Under the heading of "where's the justice?" I'm wondering why the group who delivered Motown's first-ever #1 hit and put the company on the map - Please Mr. Postman, the week of December 11, 1961 - ended up on that second tier. The group had two equally strong lead singers - Wanda Young Rogers and Gladys Horton (it's Young on Don't Mess With Bill, Rogers on Postman) - and seemingly as much star power as any of the other girl groups. Everything I've been able to find on this indicates there were a lot of internal politics and competition between them and the Supremes, who were viewed as more refined than the Marvelettes and thus easier to groom for pop stardom. (They hailed from a rural area outside of Detroit.) One source even reveals that the Marvelettes declined to record Baby Love in 1964, for what reasons I do not know.
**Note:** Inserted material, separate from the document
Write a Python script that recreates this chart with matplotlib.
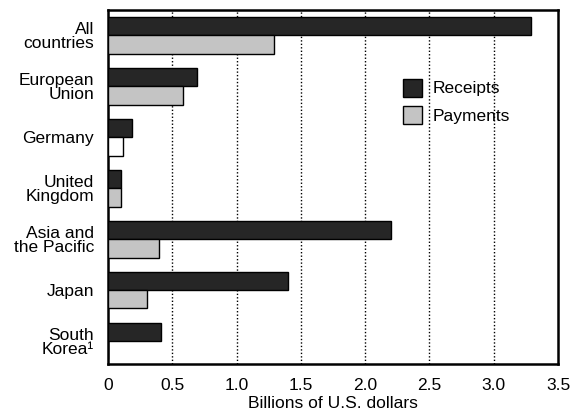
import matplotlib
matplotlib.use('Agg')
import matplotlib.pyplot as plt
import numpy as np
from matplotlib.patches import Patch

regions = ['All\ncountries', 'European\nUnion', 'Germany', 'United\nKingdom',
           'Asia and\nthe Pacific', 'Japan', 'South\nKorea\u00b9']
receipts = [3.29, 0.69, 0.19, 0.10, 2.20, 1.40, 0.41]
payments = [1.29, 0.58, 0.12, 0.10, 0.40, 0.30, 0.0]
xticks = [0, 0.5, 1.0, 1.5, 2.0, 2.5, 3.0, 3.5]
xticklabels = ['0', '0.5', '1.0', '1.5', '2.0', '2.5', '3.0', '3.5']

plt.rcParams['font.family'] = ['Liberation Sans', 'DejaVu Sans']
fs = 12.5

fig = plt.figure(figsize=(5.73, 4.16), dpi=100)
ax = fig.add_axes([108/573, 1 - 364/416, 450/573, 354/416])

pos = np.arange(len(regions))
h = 0.36
pay_colors = ['#c4c4c4'] * len(regions)
pay_colors[2] = 'white'  # scanned as blank in the original
ax.barh(pos - h/2, receipts, height=h, color='#262626', edgecolor='black', lw=1.0, zorder=3)
ax.barh(pos + h/2, payments, height=h, color=pay_colors, edgecolor='black', lw=1.0, zorder=3)

ax.set_xlim(0, 3.5)
ax.set_ylim(6.45, -0.5)
ax.set_yticks(pos)
ax.set_yticklabels(regions, fontsize=fs, linespacing=0.95)
ax.set_xticks(xticks)
ax.set_xticklabels(xticklabels, fontsize=fs)
ax.tick_params(length=0)
ax.tick_params(axis='y', pad=10)
ax.tick_params(axis='x', pad=10)
for x in xticks[1:-1]:
    ax.axvline(x, color='black', ls=(0, (1, 1.5)), lw=1.0, zorder=1)
for s in ax.spines.values():
    s.set_linewidth(1.8)

ax.set_xlabel('Billions of U.S. dollars', fontsize=fs, labelpad=2)

handles = [Patch(facecolor='#262626', edgecolor='black', label='Receipts'),
           Patch(facecolor='#c4c4c4', edgecolor='black', label='Payments')]
ax.legend(handles=handles, loc='upper left', bbox_to_anchor=(0.62, 0.85),
          frameon=False, fontsize=fs, handlelength=1.1, handleheight=1.2,
          handletextpad=0.6, labelspacing=0.55)

fig.savefig('out.png', dpi=100)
Although the Rock Hall has not seen fit to recognize their seminal influence (eligible since 1986, they've never even been considered, according to futurerockhall.com, a fascinating repository of commentary on the decisionmaking of the Rock Hall powers-that-be), they were inducted into the Vocal Group Hall of Fame in 2004.
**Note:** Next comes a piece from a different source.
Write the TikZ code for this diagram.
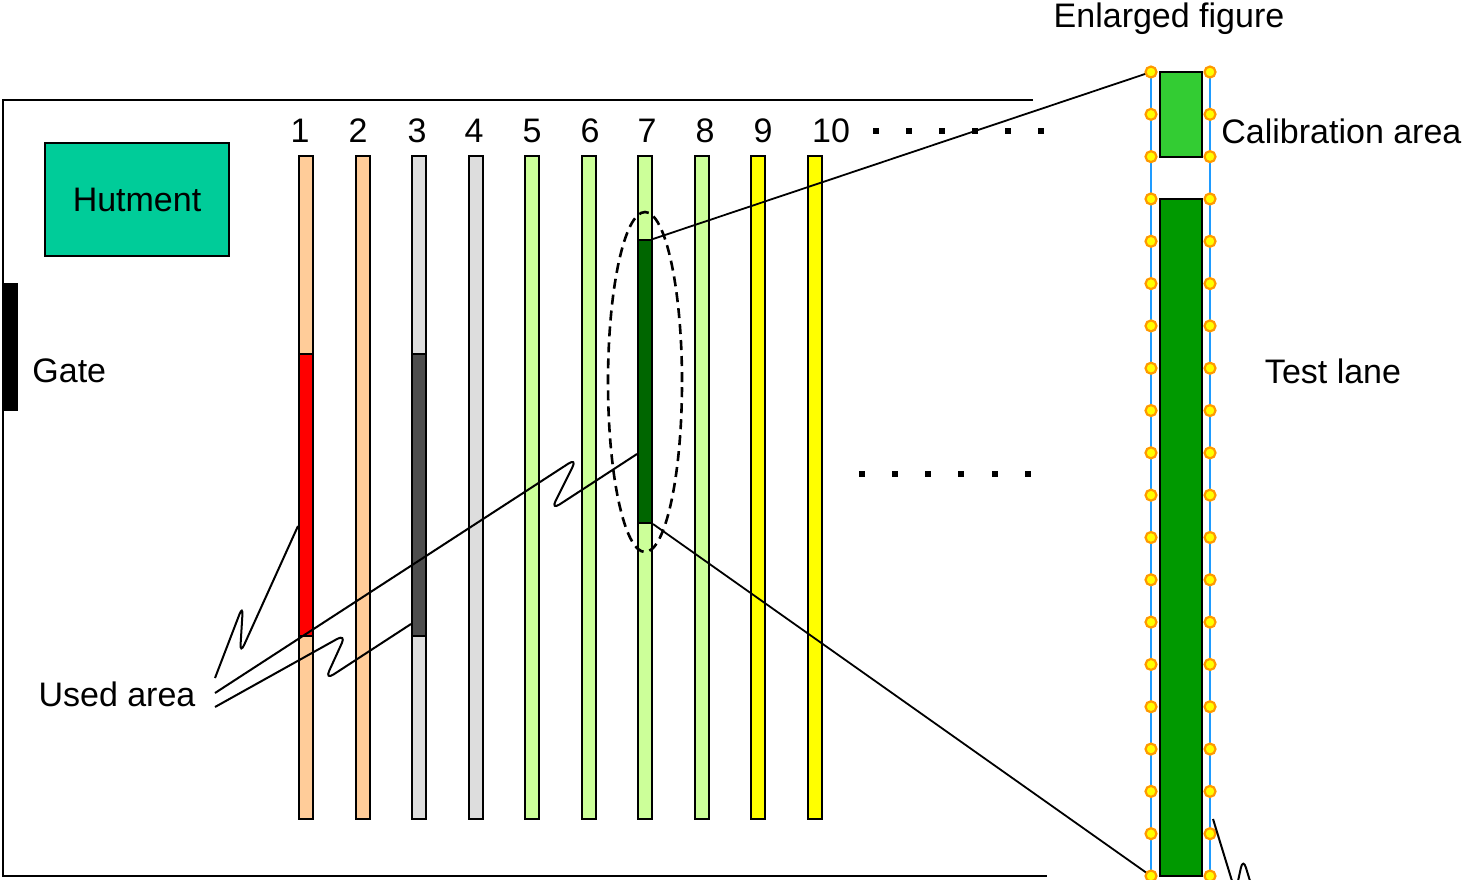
\documentclass[tikz,border=0pt]{standalone}
\usepackage{fontspec}
\setmainfont{Liberation Sans}
\usetikzlibrary{calc,shapes.geometric}
\definecolor{peach}{HTML}{FFCC99}
\definecolor{lgray}{HTML}{DDDDDD}
\definecolor{lgreen}{HTML}{CCFF99}
\definecolor{yel}{HTML}{FFFF00}
\definecolor{dgray}{HTML}{4D4D4D}
\definecolor{dgreen}{HTML}{006600}
\definecolor{hutcol}{HTML}{00CC99}
\definecolor{calcol}{HTML}{33CC33}
\definecolor{testcol}{HTML}{009900}
\definecolor{guide}{HTML}{1E9BFF}
\definecolor{handlering}{HTML}{FF9900}
\begin{document}
\begin{tikzpicture}[x=0.5pt,y=-0.5pt,
  font=\fontsize{17}{20}\selectfont,
  lane/.style={draw=black, line width=1pt, minimum width=7pt, minimum height=331.5pt, inner sep=0pt},
  usedzone/.style={draw=black, line width=1pt, minimum width=7pt, minimum height=141pt, inner sep=0pt},
  label/.style={inner sep=0pt},
  callout/.style={line width=1pt, rounded corners=5pt},
  zoomline/.style={line width=0.9pt},
  guideline/.style={draw=guide, line width=1pt},
  handle/.style={circle, draw=handlering, fill=yel, line width=1.1pt, minimum size=5.5pt, inner sep=0pt},
  dot/.style={fill=black, minimum size=3pt, inner sep=0pt}]
\useasboundingbox (0,0) rectangle (1470,879);

% site boundary (open on the right)
\draw[line width=0.8pt] (1033,100) -- (3,100) -- (3,876) -- (1047,876);

% hutment and gate
\node[draw, line width=1pt, fill=hutcol, minimum width=92pt, minimum height=56.5pt] (hut) at (137,199.5) {Hutment};
\node[fill=black, minimum width=7.5pt, minimum height=64pt, inner sep=0pt] (gate) at (10.5,347) {};
\node[label, anchor=west] (gatetext) at (32,371) {Gate};

% test lanes with their numbers
\foreach \n/\cx/\col/\lx in {1/306/peach/300, 2/363/peach/358, 3/419/lgray/417, 4/476/lgray/474,
    5/532/lgreen/532, 6/589/lgreen/590, 7/645/lgreen/647, 8/702/lgreen/705, 9/758/yel/763, 10/815/yel/831} {
  \node[lane, fill=\col] (lane\n) at (\cx,487.5) {};
  \node[label] (num\n) at (\lx,131) {\n};
}

% used parts of lanes
\node[usedzone, fill=red] (used1) at (306,495) {};
\node[usedzone, fill=dgray] (used3) at (419,495) {};
\node[usedzone, fill=dgreen, minimum height=141.5pt] (used7) at (645,381.5) {};

% dotted continuation marks
\foreach \x [count=\i] in {876,909,942,975,1008,1041}
  \node[dot] (dtop\i) at (\x,131) {};
\foreach \x [count=\i] in {862,895,928,961,995,1028}
  \node[dot] (dmid\i) at (\x,474) {};

% highlighted lane section
\node[draw, dashed, dash pattern=on 5pt off 3pt, line width=1.3pt, ellipse, minimum width=37pt, minimum height=170pt, inner sep=0pt] (focus) at (645,382) {};

% enlarged lane
\coordinate (tl) at (1151,72);
\coordinate (bl) at (1151,876);
\coordinate (tr) at (1210,72);
\coordinate (br) at (1210,876);
\draw[zoomline] (used7.north east) -- (tl);
\draw[zoomline] (used7.south east) -- (bl);
\draw[guideline] (tl) -- (bl);
\draw[guideline] (tr) -- (br);
\node[draw, line width=1pt, fill=calcol, minimum width=21pt, minimum height=42.5pt, inner sep=0pt] (cal) at (1181,114.5) {};
\node[draw, line width=1pt, fill=testcol, minimum width=21pt, minimum height=338.5pt, inner sep=0pt] (test) at (1181,537.5) {};
\foreach \i in {0,...,19} {
  \pgfmathsetmacro\yy{72+\i*804/19}
  \node[handle] (hl\i) at (1151,\yy) {};
  \node[handle] (hr\i) at (1210,\yy) {};
}

\node[label] (enl) at (1169,19) {Enlarged figure};
\node[label, anchor=west] (caltext) at (1221,131) {Calibration area};
\node[label] (testtext) at (1333,371) {Test lane};

% callouts for the used areas
\node[label] (usedtext) at (117,694) {Used area};
\coordinate (c1) at (215,678);
\coordinate (c2) at (215,693);
\coordinate (c3) at (215,707);
\draw[callout] (c1) -- (243,605) -- (240,654) -- ([yshift=55.5pt]used1.south west);
\draw[callout] (c2) -- (577,458) -- (551,510) -- ([yshift=35pt]used7.south west);
\draw[callout] (c3) -- (346,634) -- (325,680) -- ([yshift=6.5pt]used3.south west);

% callout for the test lane
\coordinate (t1) at (1213,819);
\coordinate (t2) at (1232,881);
\coordinate (t3) at (1238,881);
\coordinate (t4) at (1250,881);
\draw[callout] (t1) -- (t2);
\draw[callout] (t3) -- (1243,858) -- (t4);
\end{tikzpicture}
\end{document}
A curious related YouTube find is a fellow from the UK who channels Jamerson, and demonstrates the bassline in numerous videos of Jamerson signature songs, including this one. He has many appreciative fans who can't get over his mastery of Jamerson's improvisatory style, which involved plucking the strings with only the index finger of his right hand while adding embellishments that no one had previously heard.

As Don Was says in the Standing in the Shadows of Motown documentary, "You have to be absolutely fearless to play those notes in that place and yet be responsible for the bottom of the groove like that." Although the public knew little about him or any of the other Funk Brothers until the documentary was released, his work inspired many bassists who came after him including Paul McCartney, who, in an interview with Bass Guitar magazine, called Jamerson his "hero," because he was "so good and melodic."

Now go sway to Don't Mess With Bill.